Leave out all pictures. Return exactly the lines from the top of the material through the line containing "(0,0) rectangle (522,360);".

Listing
^^^^

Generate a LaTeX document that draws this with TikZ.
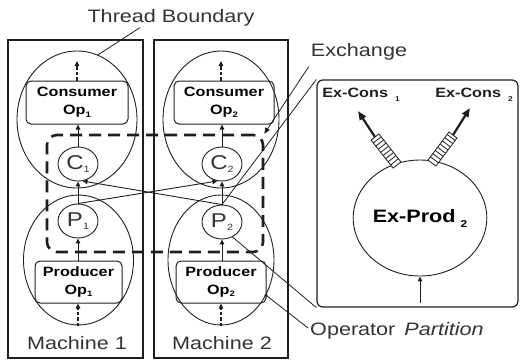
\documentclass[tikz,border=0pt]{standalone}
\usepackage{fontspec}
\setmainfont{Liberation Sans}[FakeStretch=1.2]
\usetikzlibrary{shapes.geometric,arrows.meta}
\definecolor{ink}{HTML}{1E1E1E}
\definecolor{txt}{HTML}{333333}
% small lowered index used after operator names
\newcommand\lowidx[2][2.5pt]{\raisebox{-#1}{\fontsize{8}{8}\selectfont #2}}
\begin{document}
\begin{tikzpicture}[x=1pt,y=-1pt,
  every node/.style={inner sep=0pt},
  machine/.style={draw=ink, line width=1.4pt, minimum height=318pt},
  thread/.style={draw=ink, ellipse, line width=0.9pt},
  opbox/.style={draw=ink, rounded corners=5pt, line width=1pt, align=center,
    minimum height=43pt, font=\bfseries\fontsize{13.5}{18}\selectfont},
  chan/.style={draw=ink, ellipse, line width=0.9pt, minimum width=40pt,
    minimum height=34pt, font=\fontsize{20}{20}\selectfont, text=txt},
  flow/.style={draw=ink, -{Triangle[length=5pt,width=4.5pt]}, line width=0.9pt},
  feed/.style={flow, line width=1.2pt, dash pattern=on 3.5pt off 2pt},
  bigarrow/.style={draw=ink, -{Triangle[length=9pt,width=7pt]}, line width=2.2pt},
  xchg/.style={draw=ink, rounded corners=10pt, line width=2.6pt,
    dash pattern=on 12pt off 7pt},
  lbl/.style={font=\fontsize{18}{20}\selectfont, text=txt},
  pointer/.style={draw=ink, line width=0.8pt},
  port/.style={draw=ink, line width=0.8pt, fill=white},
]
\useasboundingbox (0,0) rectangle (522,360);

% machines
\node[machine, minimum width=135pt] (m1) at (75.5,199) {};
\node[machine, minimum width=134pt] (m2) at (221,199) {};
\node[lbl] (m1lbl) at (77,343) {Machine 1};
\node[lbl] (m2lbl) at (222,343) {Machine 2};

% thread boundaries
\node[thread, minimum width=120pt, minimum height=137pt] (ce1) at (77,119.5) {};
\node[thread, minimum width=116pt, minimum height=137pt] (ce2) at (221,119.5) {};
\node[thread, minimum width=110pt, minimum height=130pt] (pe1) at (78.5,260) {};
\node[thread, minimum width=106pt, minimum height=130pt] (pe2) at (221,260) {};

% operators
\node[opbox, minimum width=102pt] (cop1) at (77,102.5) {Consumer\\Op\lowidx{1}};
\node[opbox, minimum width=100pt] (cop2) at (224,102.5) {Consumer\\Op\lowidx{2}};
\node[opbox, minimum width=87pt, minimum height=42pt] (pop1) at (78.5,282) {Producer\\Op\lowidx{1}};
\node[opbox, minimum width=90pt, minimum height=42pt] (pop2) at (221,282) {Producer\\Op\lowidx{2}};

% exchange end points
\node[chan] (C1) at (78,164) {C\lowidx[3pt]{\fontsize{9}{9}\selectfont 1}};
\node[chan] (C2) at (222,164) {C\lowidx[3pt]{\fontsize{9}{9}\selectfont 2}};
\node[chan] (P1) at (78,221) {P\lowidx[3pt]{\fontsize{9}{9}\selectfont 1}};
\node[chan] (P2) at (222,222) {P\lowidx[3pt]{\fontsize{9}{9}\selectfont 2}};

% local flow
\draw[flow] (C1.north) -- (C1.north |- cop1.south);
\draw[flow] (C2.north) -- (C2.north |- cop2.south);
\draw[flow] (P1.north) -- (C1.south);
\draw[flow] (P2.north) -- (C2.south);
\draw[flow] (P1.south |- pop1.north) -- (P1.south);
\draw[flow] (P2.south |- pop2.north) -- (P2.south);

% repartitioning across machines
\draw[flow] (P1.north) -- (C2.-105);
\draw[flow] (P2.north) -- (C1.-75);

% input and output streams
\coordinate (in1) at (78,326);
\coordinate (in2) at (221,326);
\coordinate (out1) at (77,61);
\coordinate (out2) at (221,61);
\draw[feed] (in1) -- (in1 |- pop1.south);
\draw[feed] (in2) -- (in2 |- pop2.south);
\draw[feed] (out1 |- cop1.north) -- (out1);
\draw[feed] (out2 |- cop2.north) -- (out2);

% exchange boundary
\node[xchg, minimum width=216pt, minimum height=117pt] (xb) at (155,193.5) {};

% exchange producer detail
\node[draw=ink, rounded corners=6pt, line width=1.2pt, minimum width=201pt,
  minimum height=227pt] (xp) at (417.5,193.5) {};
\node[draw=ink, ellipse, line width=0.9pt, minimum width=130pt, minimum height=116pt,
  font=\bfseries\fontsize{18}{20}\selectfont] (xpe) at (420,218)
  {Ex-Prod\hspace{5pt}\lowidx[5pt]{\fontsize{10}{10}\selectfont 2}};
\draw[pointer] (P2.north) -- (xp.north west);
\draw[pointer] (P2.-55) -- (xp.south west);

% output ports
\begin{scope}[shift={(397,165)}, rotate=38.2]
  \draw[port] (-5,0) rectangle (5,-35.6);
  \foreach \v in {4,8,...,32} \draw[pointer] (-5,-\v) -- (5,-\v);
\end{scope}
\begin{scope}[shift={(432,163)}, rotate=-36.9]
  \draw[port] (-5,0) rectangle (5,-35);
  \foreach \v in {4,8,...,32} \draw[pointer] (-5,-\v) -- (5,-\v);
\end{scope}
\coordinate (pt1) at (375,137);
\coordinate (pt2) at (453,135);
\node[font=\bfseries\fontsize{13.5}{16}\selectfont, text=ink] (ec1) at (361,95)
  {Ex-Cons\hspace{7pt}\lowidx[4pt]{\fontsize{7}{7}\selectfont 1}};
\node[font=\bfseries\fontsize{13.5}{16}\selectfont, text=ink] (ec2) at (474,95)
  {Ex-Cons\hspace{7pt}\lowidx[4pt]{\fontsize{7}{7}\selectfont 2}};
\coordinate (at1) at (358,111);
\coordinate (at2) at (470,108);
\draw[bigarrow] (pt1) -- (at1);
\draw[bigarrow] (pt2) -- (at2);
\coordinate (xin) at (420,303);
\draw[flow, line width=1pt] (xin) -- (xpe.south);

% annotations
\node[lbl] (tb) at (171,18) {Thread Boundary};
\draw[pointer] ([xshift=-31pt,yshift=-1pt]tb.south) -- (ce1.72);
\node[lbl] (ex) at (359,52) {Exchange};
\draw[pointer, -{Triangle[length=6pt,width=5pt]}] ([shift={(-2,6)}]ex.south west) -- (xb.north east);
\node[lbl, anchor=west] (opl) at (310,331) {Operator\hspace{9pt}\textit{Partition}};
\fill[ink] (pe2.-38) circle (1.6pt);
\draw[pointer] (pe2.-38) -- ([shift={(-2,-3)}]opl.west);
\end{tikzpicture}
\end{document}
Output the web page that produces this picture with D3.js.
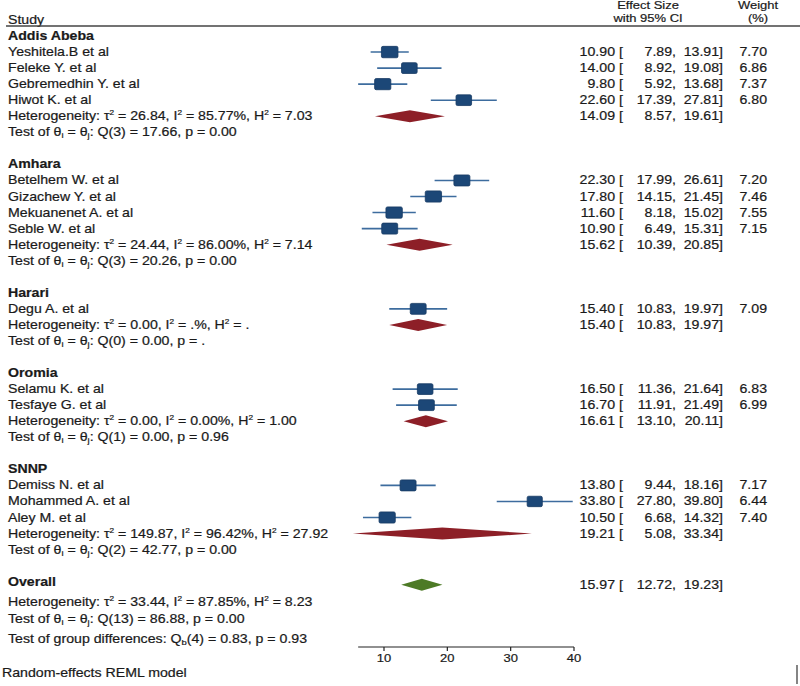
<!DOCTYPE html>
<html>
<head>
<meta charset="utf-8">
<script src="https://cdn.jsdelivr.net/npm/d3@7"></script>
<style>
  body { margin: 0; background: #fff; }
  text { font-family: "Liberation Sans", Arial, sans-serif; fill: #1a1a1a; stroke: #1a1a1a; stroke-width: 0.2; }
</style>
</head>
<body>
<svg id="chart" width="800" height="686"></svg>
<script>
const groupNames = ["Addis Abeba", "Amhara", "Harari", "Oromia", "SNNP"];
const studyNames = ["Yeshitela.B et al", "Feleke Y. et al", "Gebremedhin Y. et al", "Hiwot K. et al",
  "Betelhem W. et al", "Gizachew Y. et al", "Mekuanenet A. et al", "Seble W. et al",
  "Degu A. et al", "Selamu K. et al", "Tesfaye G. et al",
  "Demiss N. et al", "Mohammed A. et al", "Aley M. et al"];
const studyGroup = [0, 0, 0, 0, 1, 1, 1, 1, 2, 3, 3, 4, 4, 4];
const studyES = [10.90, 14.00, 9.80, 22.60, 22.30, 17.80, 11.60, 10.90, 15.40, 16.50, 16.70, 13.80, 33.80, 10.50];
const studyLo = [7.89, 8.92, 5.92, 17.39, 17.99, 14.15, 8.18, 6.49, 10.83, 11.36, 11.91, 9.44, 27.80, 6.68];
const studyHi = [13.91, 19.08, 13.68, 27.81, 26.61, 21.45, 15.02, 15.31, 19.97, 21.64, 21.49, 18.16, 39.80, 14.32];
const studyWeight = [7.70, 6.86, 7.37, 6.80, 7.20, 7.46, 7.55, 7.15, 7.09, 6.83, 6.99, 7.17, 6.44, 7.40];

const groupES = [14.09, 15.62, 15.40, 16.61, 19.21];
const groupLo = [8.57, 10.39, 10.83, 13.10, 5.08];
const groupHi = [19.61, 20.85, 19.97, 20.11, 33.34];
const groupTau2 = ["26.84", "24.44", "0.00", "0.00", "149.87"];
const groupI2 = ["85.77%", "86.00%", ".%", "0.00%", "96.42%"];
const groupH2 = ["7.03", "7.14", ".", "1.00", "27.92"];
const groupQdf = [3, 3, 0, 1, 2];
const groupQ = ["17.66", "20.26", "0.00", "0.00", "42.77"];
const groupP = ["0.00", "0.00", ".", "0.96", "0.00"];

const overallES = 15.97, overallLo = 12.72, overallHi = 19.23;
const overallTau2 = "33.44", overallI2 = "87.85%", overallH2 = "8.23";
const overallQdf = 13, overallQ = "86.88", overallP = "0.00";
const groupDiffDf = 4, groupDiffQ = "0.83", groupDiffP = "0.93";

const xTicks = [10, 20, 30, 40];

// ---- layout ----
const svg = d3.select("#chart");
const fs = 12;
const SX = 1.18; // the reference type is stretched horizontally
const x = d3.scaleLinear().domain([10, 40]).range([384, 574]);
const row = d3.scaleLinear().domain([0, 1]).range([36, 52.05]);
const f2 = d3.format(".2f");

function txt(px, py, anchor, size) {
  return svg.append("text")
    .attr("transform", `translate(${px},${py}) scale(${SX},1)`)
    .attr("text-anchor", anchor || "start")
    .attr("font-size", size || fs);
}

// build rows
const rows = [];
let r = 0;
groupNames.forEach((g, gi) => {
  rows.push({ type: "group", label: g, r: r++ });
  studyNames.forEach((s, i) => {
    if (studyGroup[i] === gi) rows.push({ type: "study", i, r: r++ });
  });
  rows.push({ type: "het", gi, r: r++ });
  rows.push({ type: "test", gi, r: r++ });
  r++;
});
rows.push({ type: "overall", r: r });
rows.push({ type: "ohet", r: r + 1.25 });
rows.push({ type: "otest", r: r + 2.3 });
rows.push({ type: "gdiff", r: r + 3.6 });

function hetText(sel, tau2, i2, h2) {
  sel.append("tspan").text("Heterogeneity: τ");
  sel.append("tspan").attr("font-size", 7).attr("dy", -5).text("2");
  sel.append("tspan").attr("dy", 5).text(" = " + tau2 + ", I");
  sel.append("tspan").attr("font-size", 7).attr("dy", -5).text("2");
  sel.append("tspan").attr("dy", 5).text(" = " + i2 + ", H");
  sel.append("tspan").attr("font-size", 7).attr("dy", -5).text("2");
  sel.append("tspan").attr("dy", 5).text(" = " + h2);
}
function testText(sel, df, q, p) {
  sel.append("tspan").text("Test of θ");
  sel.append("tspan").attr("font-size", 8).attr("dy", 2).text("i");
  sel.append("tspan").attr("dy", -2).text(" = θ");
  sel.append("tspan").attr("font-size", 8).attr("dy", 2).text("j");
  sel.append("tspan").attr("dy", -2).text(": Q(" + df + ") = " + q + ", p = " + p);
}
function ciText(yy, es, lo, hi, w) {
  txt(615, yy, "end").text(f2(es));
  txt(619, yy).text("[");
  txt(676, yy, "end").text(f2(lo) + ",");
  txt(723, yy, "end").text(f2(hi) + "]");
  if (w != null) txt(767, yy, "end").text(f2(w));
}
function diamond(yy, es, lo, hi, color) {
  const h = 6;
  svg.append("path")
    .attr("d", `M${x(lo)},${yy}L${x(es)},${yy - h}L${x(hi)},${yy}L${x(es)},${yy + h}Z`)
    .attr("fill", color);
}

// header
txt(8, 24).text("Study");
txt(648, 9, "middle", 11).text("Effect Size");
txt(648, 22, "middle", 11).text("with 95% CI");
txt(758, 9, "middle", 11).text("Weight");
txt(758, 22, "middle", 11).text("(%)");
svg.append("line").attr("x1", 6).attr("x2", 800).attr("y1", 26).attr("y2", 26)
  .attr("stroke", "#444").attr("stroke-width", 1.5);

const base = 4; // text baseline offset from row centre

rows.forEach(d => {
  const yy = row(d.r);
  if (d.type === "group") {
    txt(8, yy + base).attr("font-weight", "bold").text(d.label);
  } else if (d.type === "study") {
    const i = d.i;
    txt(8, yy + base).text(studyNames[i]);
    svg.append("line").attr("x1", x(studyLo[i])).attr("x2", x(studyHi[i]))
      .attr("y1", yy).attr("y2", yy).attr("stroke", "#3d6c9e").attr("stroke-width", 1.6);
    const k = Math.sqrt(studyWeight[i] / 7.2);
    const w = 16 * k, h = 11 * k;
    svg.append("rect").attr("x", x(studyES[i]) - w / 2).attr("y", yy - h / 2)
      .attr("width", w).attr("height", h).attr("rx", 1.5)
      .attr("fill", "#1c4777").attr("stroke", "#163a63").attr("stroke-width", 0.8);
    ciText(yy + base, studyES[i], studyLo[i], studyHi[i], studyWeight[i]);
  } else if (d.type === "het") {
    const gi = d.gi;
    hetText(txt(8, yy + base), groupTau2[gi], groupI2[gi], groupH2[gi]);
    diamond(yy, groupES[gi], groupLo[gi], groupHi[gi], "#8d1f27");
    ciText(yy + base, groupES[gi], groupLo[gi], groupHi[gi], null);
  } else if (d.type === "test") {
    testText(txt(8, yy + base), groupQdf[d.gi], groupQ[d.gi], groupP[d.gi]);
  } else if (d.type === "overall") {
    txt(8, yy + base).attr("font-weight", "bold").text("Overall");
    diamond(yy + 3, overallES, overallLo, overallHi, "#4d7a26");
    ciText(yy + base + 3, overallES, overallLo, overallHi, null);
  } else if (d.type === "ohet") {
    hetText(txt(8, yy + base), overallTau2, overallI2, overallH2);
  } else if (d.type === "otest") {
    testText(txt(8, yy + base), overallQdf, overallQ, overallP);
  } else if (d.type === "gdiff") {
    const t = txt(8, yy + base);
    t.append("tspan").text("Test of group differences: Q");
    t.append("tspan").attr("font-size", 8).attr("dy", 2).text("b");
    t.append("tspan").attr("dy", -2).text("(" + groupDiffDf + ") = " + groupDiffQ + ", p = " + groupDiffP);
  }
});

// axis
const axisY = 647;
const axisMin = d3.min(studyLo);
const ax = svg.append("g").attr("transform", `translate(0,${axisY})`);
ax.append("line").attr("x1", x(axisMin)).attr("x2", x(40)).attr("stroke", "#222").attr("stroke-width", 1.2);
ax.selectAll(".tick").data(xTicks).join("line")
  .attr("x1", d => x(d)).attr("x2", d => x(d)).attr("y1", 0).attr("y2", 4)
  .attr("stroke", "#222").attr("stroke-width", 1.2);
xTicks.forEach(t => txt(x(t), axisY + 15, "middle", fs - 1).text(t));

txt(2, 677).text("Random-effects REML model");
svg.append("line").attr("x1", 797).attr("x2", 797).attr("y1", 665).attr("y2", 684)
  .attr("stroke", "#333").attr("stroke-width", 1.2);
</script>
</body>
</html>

^^^^

Finished answer
Generate a LaTeX document that draws this with TikZ.
\documentclass[tikz,border=0pt]{standalone}
\usepackage{fontspec}
\setmainfont{Liberation Sans}[FakeStretch=1.2]
\usetikzlibrary{shapes.geometric,arrows.meta}
\definecolor{ink}{HTML}{1E1E1E}
\definecolor{txt}{HTML}{333333}
% small lowered index used after operator names
\newcommand\lowidx[2][2.5pt]{\raisebox{-#1}{\fontsize{8}{8}\selectfont #2}}
\begin{document}
\begin{tikzpicture}[x=1pt,y=-1pt,
  every node/.style={inner sep=0pt},
  machine/.style={draw=ink, line width=1.4pt, minimum height=318pt},
  thread/.style={draw=ink, ellipse, line width=0.9pt},
  opbox/.style={draw=ink, rounded corners=5pt, line width=1pt, align=center,
    minimum height=43pt, font=\bfseries\fontsize{13.5}{18}\selectfont},
  chan/.style={draw=ink, ellipse, line width=0.9pt, minimum width=40pt,
    minimum height=34pt, font=\fontsize{20}{20}\selectfont, text=txt},
  flow/.style={draw=ink, -{Triangle[length=5pt,width=4.5pt]}, line width=0.9pt},
  feed/.style={flow, line width=1.2pt, dash pattern=on 3.5pt off 2pt},
  bigarrow/.style={draw=ink, -{Triangle[length=9pt,width=7pt]}, line width=2.2pt},
  xchg/.style={draw=ink, rounded corners=10pt, line width=2.6pt,
    dash pattern=on 12pt off 7pt},
  lbl/.style={font=\fontsize{18}{20}\selectfont, text=txt},
  pointer/.style={draw=ink, line width=0.8pt},
  port/.style={draw=ink, line width=0.8pt, fill=white},
]
\useasboundingbox (0,0) rectangle (522,360);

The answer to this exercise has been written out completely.